Chop up red cabbage and place in glass pyrex container. Cover with boiling water and let it cool to room temperature.

Strain the beautiful purple liquid into a non-reactive pot (such as enamel covered cast iron). Bring to a simmer and let it evaporate for about ten minutes till approximately 3/4 cups of liquid remains. Pour into flat container, such as a glass lasagna pan.

Saturate paper with the liquid. Let dry, then cut into strips. Paper should become a purple toned grey.

Store strips in a dry, sealed plastic container or ziplock bag.

Step 2: How It Works

Cyanadin is the chemical responsible for this reaction.

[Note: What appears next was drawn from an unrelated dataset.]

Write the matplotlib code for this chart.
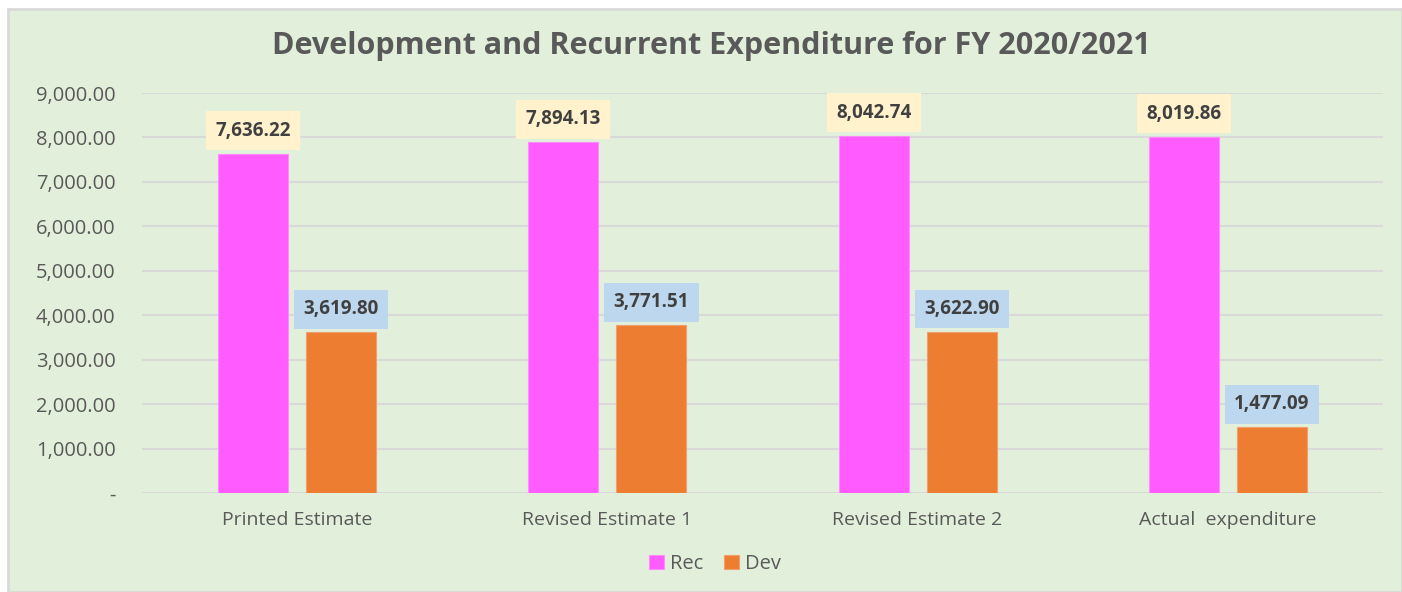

It is a natural, organic compound, a pigment which changes color depending on the pH in its surrounding environment. It can be found in many fruits, vegetables and flowers, including (in ample quantity) in the purple cabbage. Pouring hot water over the chopped cabbage dissolves the Cyanadin into your water. By simmering and reducing your solution you are increasing the concentration of the pigment, which will then make your colors all the more brilliant.

Using your strips:

Place a drop of liquid to be tested on the strip, then compare the color (best viewed in sunlight) to this pH scale. On the pH scale, any number below 7 is an acid, and above 7 is a base (alkaline). Skin is usually around 6.5 pH.

2 red

4 fushia

6 pink

7 (neutral) purple

7.5 blue

9 turquoise

10 blue-green

12 full green

This is why when you want pink hydrangeas in your garden you will treat the plant with a fertilizer for acid-loving plants, but when you want a blue one you will amend your soil with some garden lime...

Step 3: Using Leftovers

Now that you've played with your food it's time to eat it. Though of course the cabbage you boiled is perfectly edible, I prefer to consume purple cabbage raw. You probably have a good amount left-over after your scientific exploration, so reward yourself with a delicious and gorgeous salad!